● **WRITTEN PROBLEM**:
Copy exactly, please, the lines of the data from its start through the line containing "leg.get_frame().set_linewidth(1.4)".

[Begin]

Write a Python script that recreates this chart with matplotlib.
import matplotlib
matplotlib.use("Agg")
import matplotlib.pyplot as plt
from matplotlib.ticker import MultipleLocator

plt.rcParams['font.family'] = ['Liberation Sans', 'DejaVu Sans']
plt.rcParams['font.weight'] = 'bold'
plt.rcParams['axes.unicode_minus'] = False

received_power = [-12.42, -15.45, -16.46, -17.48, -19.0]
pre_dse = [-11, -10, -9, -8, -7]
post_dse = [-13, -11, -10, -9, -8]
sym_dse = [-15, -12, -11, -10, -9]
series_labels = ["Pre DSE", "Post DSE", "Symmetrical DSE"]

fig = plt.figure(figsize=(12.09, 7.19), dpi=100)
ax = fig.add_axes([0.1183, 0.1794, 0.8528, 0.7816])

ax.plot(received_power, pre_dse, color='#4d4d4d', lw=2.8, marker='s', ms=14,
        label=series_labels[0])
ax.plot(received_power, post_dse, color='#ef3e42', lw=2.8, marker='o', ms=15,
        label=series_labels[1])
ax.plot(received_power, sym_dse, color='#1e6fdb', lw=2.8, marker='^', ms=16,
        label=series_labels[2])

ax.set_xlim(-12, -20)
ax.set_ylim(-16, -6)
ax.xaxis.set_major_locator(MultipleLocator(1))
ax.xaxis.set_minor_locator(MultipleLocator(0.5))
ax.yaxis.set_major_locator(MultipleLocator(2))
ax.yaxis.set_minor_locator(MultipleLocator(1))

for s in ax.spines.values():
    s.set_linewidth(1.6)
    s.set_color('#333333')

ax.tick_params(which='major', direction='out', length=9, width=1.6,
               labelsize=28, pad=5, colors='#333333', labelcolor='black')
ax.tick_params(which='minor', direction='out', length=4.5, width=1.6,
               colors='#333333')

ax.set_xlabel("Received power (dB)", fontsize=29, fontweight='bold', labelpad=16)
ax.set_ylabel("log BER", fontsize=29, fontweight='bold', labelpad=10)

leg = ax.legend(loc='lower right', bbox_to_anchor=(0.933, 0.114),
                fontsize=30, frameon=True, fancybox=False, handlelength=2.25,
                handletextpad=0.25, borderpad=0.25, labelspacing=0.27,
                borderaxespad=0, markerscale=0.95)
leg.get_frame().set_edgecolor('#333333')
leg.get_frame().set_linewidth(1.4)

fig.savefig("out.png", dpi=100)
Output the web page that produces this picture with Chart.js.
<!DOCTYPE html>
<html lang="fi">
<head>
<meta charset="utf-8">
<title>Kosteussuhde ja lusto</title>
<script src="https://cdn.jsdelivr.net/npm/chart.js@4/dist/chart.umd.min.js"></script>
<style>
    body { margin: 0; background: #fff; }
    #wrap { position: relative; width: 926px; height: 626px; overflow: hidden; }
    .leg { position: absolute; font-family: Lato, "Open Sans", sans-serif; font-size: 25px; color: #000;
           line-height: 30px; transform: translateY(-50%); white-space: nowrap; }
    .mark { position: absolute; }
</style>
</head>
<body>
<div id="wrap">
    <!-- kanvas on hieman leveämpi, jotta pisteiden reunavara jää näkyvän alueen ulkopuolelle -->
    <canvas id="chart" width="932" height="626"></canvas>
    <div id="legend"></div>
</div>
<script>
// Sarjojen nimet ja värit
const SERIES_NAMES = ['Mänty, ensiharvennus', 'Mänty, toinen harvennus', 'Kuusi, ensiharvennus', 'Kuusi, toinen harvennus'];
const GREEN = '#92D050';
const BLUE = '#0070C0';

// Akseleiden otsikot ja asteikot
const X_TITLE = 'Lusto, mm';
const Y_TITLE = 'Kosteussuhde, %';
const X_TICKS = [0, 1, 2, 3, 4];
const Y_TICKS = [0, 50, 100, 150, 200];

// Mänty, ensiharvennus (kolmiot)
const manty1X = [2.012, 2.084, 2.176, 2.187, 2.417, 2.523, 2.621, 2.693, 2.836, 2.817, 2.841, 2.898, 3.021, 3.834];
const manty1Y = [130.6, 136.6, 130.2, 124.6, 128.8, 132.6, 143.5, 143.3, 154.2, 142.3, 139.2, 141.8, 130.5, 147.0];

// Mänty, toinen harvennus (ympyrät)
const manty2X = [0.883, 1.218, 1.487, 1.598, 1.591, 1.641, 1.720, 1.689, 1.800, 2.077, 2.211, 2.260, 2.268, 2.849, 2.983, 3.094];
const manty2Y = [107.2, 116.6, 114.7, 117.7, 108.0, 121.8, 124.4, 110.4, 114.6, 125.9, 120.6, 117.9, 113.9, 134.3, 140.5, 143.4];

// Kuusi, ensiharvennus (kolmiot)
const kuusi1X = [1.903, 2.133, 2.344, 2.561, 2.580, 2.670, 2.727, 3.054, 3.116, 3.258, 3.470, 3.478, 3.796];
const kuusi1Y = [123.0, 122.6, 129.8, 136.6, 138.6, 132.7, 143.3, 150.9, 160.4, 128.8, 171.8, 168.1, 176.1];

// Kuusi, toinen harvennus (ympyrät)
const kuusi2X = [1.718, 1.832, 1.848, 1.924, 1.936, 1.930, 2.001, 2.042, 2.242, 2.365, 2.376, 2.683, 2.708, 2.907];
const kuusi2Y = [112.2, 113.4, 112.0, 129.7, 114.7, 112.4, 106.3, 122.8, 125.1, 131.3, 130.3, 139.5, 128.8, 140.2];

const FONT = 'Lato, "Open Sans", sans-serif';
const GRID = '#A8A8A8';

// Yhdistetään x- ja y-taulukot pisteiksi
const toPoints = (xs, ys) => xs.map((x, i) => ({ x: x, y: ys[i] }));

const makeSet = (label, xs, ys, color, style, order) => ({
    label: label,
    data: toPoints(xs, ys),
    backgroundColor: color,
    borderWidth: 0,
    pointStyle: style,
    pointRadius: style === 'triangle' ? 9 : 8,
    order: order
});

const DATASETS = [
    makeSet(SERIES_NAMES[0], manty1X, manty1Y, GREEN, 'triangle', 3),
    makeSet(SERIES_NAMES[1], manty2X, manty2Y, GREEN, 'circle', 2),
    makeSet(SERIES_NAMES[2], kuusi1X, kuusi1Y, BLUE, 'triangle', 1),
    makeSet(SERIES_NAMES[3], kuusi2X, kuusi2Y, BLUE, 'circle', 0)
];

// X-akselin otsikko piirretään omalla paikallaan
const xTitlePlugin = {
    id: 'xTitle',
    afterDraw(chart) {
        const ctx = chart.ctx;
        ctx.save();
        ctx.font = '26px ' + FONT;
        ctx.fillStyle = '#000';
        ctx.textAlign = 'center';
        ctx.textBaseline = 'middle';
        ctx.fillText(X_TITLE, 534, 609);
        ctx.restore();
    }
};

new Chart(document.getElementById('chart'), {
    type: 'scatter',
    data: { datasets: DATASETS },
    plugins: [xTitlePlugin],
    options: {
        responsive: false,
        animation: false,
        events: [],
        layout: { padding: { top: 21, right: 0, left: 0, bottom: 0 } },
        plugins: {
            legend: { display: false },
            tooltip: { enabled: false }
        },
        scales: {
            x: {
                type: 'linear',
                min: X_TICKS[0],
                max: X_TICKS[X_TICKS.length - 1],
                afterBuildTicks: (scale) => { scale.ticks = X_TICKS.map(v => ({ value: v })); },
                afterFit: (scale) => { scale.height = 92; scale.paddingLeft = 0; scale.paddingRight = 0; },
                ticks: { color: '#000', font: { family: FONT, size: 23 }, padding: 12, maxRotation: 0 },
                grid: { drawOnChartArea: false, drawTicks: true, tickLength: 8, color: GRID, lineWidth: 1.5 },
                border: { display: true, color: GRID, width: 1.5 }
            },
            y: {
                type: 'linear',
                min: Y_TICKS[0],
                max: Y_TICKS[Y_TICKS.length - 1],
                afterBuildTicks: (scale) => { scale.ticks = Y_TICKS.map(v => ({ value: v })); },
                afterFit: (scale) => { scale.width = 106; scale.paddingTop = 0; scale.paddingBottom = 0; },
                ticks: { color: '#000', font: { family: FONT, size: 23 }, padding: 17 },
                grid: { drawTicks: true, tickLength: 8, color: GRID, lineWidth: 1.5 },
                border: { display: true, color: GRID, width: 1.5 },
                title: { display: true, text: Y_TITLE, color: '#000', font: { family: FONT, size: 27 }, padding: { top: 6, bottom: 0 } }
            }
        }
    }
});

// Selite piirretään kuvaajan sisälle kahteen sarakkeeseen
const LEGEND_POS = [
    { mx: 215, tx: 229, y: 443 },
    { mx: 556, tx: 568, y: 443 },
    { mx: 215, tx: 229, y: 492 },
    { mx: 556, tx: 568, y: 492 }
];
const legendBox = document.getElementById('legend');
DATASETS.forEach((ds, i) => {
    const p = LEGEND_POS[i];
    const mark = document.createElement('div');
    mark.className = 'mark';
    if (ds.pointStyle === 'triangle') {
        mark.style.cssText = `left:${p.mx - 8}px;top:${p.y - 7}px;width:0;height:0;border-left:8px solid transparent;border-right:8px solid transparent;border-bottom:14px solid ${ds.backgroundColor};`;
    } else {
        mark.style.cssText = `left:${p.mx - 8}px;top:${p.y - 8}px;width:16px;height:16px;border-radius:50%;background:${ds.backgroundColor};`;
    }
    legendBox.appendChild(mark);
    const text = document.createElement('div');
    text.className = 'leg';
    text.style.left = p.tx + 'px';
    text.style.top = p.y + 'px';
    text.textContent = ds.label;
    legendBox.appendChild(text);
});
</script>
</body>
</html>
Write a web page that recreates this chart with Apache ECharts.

[End]

● **TASK ANSWER**:
Write a Python script that recreates this chart with matplotlib.
import matplotlib
matplotlib.use("Agg")
import matplotlib.pyplot as plt
from matplotlib.ticker import MultipleLocator

plt.rcParams['font.family'] = ['Liberation Sans', 'DejaVu Sans']
plt.rcParams['font.weight'] = 'bold'
plt.rcParams['axes.unicode_minus'] = False

received_power = [-12.42, -15.45, -16.46, -17.48, -19.0]
pre_dse = [-11, -10, -9, -8, -7]
post_dse = [-13, -11, -10, -9, -8]
sym_dse = [-15, -12, -11, -10, -9]
series_labels = ["Pre DSE", "Post DSE", "Symmetrical DSE"]

fig = plt.figure(figsize=(12.09, 7.19), dpi=100)
ax = fig.add_axes([0.1183, 0.1794, 0.8528, 0.7816])

ax.plot(received_power, pre_dse, color='#4d4d4d', lw=2.8, marker='s', ms=14,
        label=series_labels[0])
ax.plot(received_power, post_dse, color='#ef3e42', lw=2.8, marker='o', ms=15,
        label=series_labels[1])
ax.plot(received_power, sym_dse, color='#1e6fdb', lw=2.8, marker='^', ms=16,
        label=series_labels[2])

ax.set_xlim(-12, -20)
ax.set_ylim(-16, -6)
ax.xaxis.set_major_locator(MultipleLocator(1))
ax.xaxis.set_minor_locator(MultipleLocator(0.5))
ax.yaxis.set_major_locator(MultipleLocator(2))
ax.yaxis.set_minor_locator(MultipleLocator(1))

for s in ax.spines.values():
    s.set_linewidth(1.6)
    s.set_color('#333333')

ax.tick_params(which='major', direction='out', length=9, width=1.6,
               labelsize=28, pad=5, colors='#333333', labelcolor='black')
ax.tick_params(which='minor', direction='out', length=4.5, width=1.6,
               colors='#333333')

ax.set_xlabel("Received power (dB)", fontsize=29, fontweight='bold', labelpad=16)
ax.set_ylabel("log BER", fontsize=29, fontweight='bold', labelpad=10)

leg = ax.legend(loc='lower right', bbox_to_anchor=(0.933, 0.114),
                fontsize=30, frameon=True, fancybox=False, handlelength=2.25,
                handletextpad=0.25, borderpad=0.25, labelspacing=0.27,
                borderaxespad=0, markerscale=0.95)
leg.get_frame().set_edgecolor('#333333')
leg.get_frame().set_linewidth(1.4)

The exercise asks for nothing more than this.